*Task requirements*:
Extract only the first line of the listing and every line after it up to and including the one with "const xTicks = [0, 5, 10, 15, 20];". Omit the pictures.

*Information supplied*:
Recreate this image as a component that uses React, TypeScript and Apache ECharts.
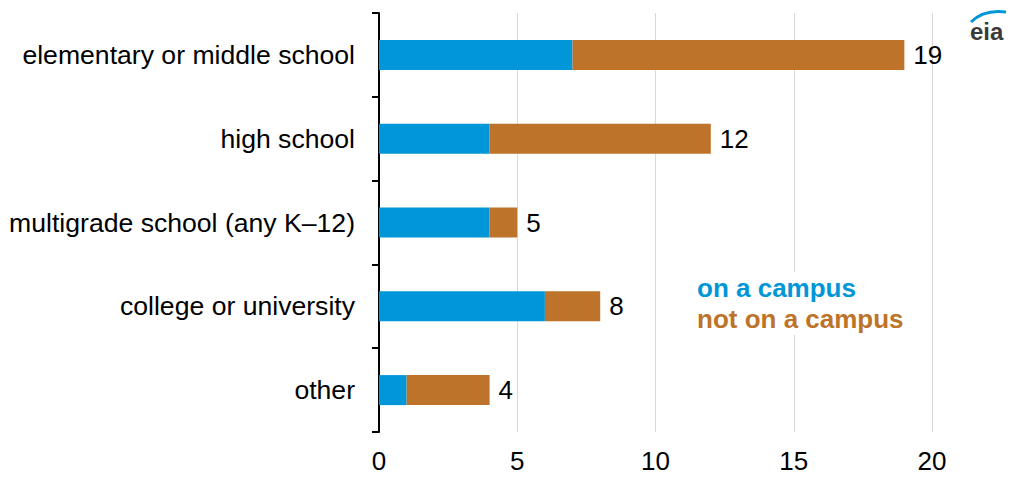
import React, { useEffect, useRef } from "react";
import * as echarts from "echarts";

const categories = [
  "elementary or middle school",
  "high school",
  "multigrade school (any K–12)",
  "college or university",
  "other",
];
const onCampus = [7, 4, 4, 6, 1];
const notOnCampus = [12, 8, 1, 2, 3];
const totals = [19, 12, 5, 8, 4];
const xTicks = [0, 5, 10, 15, 20];

const BLUE = "#0096d7";
const ORANGE = "#bd732a";
const FONT = "Liberation Sans, Arial, sans-serif";

export default function App() {
  const ref = useRef<HTMLDivElement>(null);
  useEffect(() => {
    const chart = echarts.init(ref.current!, null, { renderer: "svg" });
    chart.setOption({
      animation: false,
      grid: { left: 379, right: 84, top: 13, bottom: 45 },
      xAxis: {
        type: "value",
        min: xTicks[0],
        max: xTicks[xTicks.length - 1],
        interval: 5,
        axisLine: { show: false },
        axisTick: { show: false },
        axisLabel: { fontSize: 26, color: "#000", fontFamily: FONT, margin: 16 },
        splitLine: { show: true, lineStyle: { color: "#d9d9d9", width: 1 } },
      },
      yAxis: {
        type: "category",
        inverse: true,
        data: categories,
        axisLine: { show: true, lineStyle: { color: "#000", width: 2 } },
        axisTick: { show: true, length: 7, lineStyle: { color: "#000", width: 2 } },
        axisLabel: { fontSize: 26.6, color: "#000", fontFamily: FONT, margin: 24 },
      },
      series: [
        {
          name: "on a campus",
          type: "bar",
          stack: "s",
          barWidth: 30,
          data: onCampus,
          itemStyle: { color: BLUE },
        },
        {
          name: "not on a campus",
          type: "bar",
          stack: "s",
          barWidth: 30,
          data: notOnCampus,
          itemStyle: { color: ORANGE },
          label: {
            show: true,
            position: "right",
            distance: 9,
            fontSize: 26,
            color: "#000",
            fontFamily: FONT,
            formatter: (p: any) => String(totals[p.dataIndex]),
          },
        },
      ],
      graphic: [
        {
          type: "rect",
          shape: { x: 690, y: 272, width: 222, height: 63 },
          style: { fill: "#fff" },
          z: 100,
        },
        {
          type: "text",
          left: 697,
          top: 275,
          z: 101,
          style: { text: "on a campus", fill: BLUE, font: `bold 26px ${FONT}` },
        },
        {
          type: "text",
          left: 697,
          top: 306,
          z: 101,
          style: { text: "not on a campus", fill: ORANGE, font: `bold 26px ${FONT}` },
        },
        {
          type: "text",
          left: 970,
          top: 19,
          style: { text: "eia", fill: "#3a3a3a", font: `bold 24px ${FONT}` },
        },
        {
          type: "bezierCurve",
          shape: { x1: 971, y1: 22, cpx1: 984, cpy1: 9, x2: 1006, y2: 12 },
          style: { stroke: BLUE, lineWidth: 3, fill: null },
        },
      ],
    });
    return () => chart.dispose();
  }, []);
  return (
    <div
      ref={ref}
      style={{ position: "absolute", left: 0, top: 0, width: 1016, height: 477 }}
    />
  );
}
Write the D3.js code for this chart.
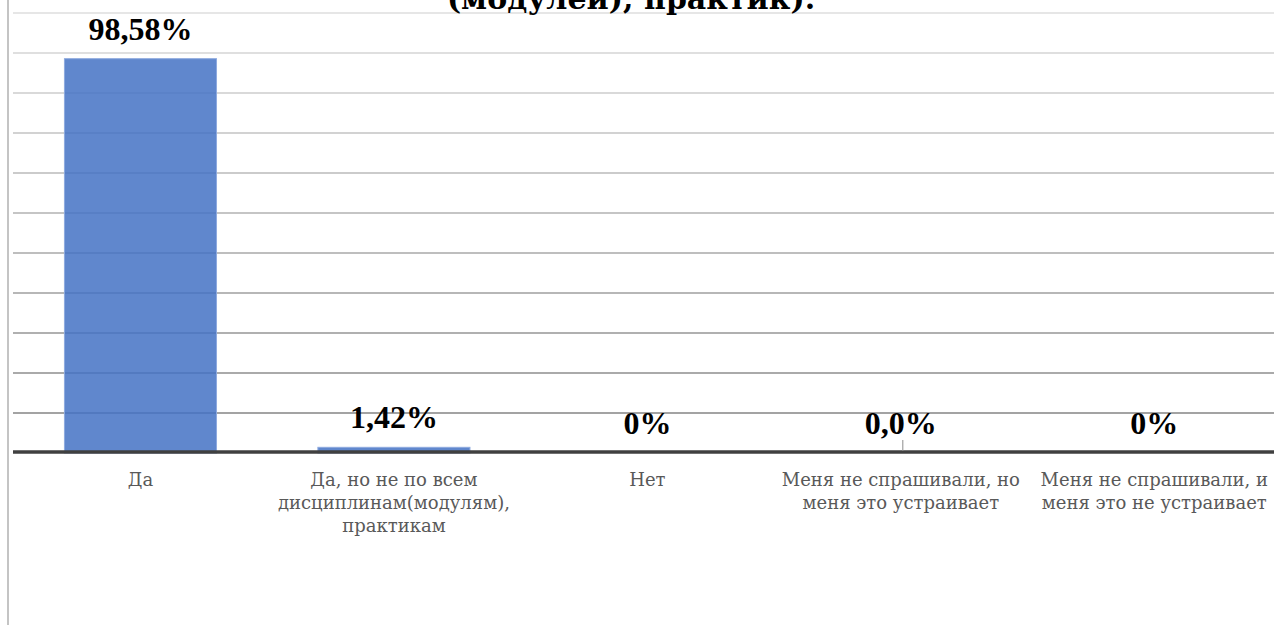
<!DOCTYPE html>
<html>
<head>
<meta charset="utf-8">
<script src="https://cdn.jsdelivr.net/npm/d3@7"></script>
<style>
  body { margin: 0; background: #fff; }
  #chart svg { display: block; }
</style>
</head>
<body>
<div id="chart"></div>
<script>
// data
var categories = ["Да", "Да, но не по всем дисциплинам(модулям), практикам", "Нет",
  "Меня не спрашивали, но меня это устраивает", "Меня не спрашивали, и меня это не устраивает"];
var labelLines = [
  ["Да"],
  ["Да, но не по всем", "дисциплинам(модулям),", "практикам"],
  ["Нет"],
  ["Меня не спрашивали, но", "меня это устраивает"],
  ["Меня не спрашивали, и", "меня это не устраивает"]
];
var values = [98.58, 1.42, 0, 0, 0];
var valueLabels = ["98,58%", "1,42%", "0%", "0,0%", "0%"];
var gridTicks = [10, 20, 30, 40, 50, 60, 70, 80, 90, 100, 110];
var titleText = "(модулей), практик).";

var W = 1274, H = 625;
var svg = d3.select("#chart").append("svg")
  .attr("width", W)
  .attr("height", H);

var x = d3.scaleBand()
  .domain(categories)
  .range([13.75, 1281])
  .paddingInner(0.4)
  .paddingOuter(0.2);

var y = d3.scaleLinear()
  .domain([0, 110])
  .range([453, 13]);

// left border of the frame
svg.append("line")
  .attr("x1", 8).attr("x2", 8)
  .attr("y1", 0).attr("y2", H)
  .style("stroke", "#c4c4c4")
  .style("stroke-width", 2);

// gridlines get darker towards the bottom
var gridColor = d3.scaleLinear().domain([110, 10]).range(["#e6e6e6", "#a3a3a3"]);
svg.append("g")
  .selectAll("line")
  .data(gridTicks)
  .enter()
  .append("line")
  .attr("x1", 13).attr("x2", W)
  .attr("y1", function(d){ return y(d); })
  .attr("y2", function(d){ return y(d); })
  .style("stroke", function(d){ return gridColor(d); })
  .style("stroke-width", 2);

// bars
svg.append("g")
  .selectAll("rect")
  .data(values)
  .enter()
  .append("rect")
  .attr("x", function(d, i){ return x(categories[i]); })
  .attr("width", x.bandwidth())
  .attr("y", function(d){ return y(d); })
  .attr("height", function(d){ return y(0) - y(d); })
  .style("fill", "#4472c4")
  .style("fill-opacity", 0.85)
  .style("stroke", "#8eaadf")
  .style("stroke-width", 1);

// baseline
svg.append("line")
  .attr("x1", 13).attr("x2", W)
  .attr("y1", y(0) - 1).attr("y2", y(0) - 1)
  .style("stroke", "#404040")
  .style("stroke-width", 3.5);

// the lone tick above the axis
svg.append("line")
  .attr("x1", x(categories[3]) + x.bandwidth() / 2 + 2)
  .attr("x2", x(categories[3]) + x.bandwidth() / 2 + 2)
  .attr("y1", y(0) - 13).attr("y2", y(0) - 2)
  .style("stroke", "#8c8c8c")
  .style("stroke-width", 1);

// value labels
svg.append("g")
  .selectAll("text")
  .data(values)
  .enter()
  .append("text")
  .attr("x", function(d, i){ return x(categories[i]) + x.bandwidth() / 2; })
  .attr("y", function(d){ return y(d) - 19; })
  .attr("text-anchor", "middle")
  .style("font-family", "'Liberation Serif', 'DejaVu Serif', serif")
  .style("font-weight", "bold")
  .style("font-size", "32px")
  .style("fill", "#000")
  .text(function(d, i){ return valueLabels[i]; });

// category labels (cyrillic needs DejaVu Serif here)
var cats = svg.append("g")
  .selectAll("text")
  .data(labelLines)
  .enter()
  .append("text")
  .attr("text-anchor", "middle")
  .attr("transform", function(d, i){
    return "translate(" + (x(categories[i]) + x.bandwidth() / 2) + ",486)";
  })
  .style("font-family", "'DejaVu Serif', serif")
  .style("font-size", "18px")
  .style("fill", "#595959");
cats.selectAll("tspan")
  .data(function(d){ return d; })
  .enter()
  .append("tspan")
  .attr("x", 0)
  .attr("y", function(d, j){ return j * 23; })
  .text(function(d){ return d; });

// title, mostly above the visible area
svg.append("text")
  .attr("x", 631)
  .attr("y", 9)
  .attr("text-anchor", "middle")
  .style("font-family", "'DejaVu Serif', serif")
  .style("font-weight", "bold")
  .style("font-size", "30px")
  .style("fill", "#000")
  .text(titleText);
</script>
</body>
</html>
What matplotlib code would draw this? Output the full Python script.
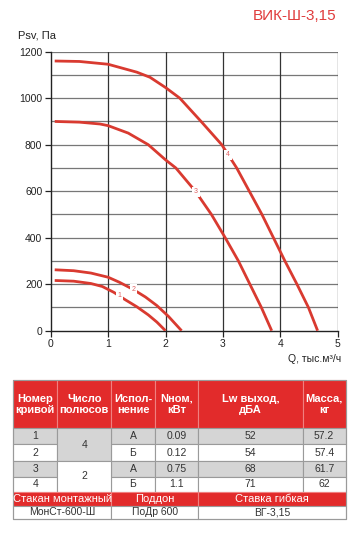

*Task output*:
Recreate this image as a component that uses React, TypeScript and Apache ECharts.
import React, { useEffect, useRef } from "react";
import * as echarts from "echarts";

const categories = [
  "elementary or middle school",
  "high school",
  "multigrade school (any K–12)",
  "college or university",
  "other",
];
const onCampus = [7, 4, 4, 6, 1];
const notOnCampus = [12, 8, 1, 2, 3];
const totals = [19, 12, 5, 8, 4];
const xTicks = [0, 5, 10, 15, 20];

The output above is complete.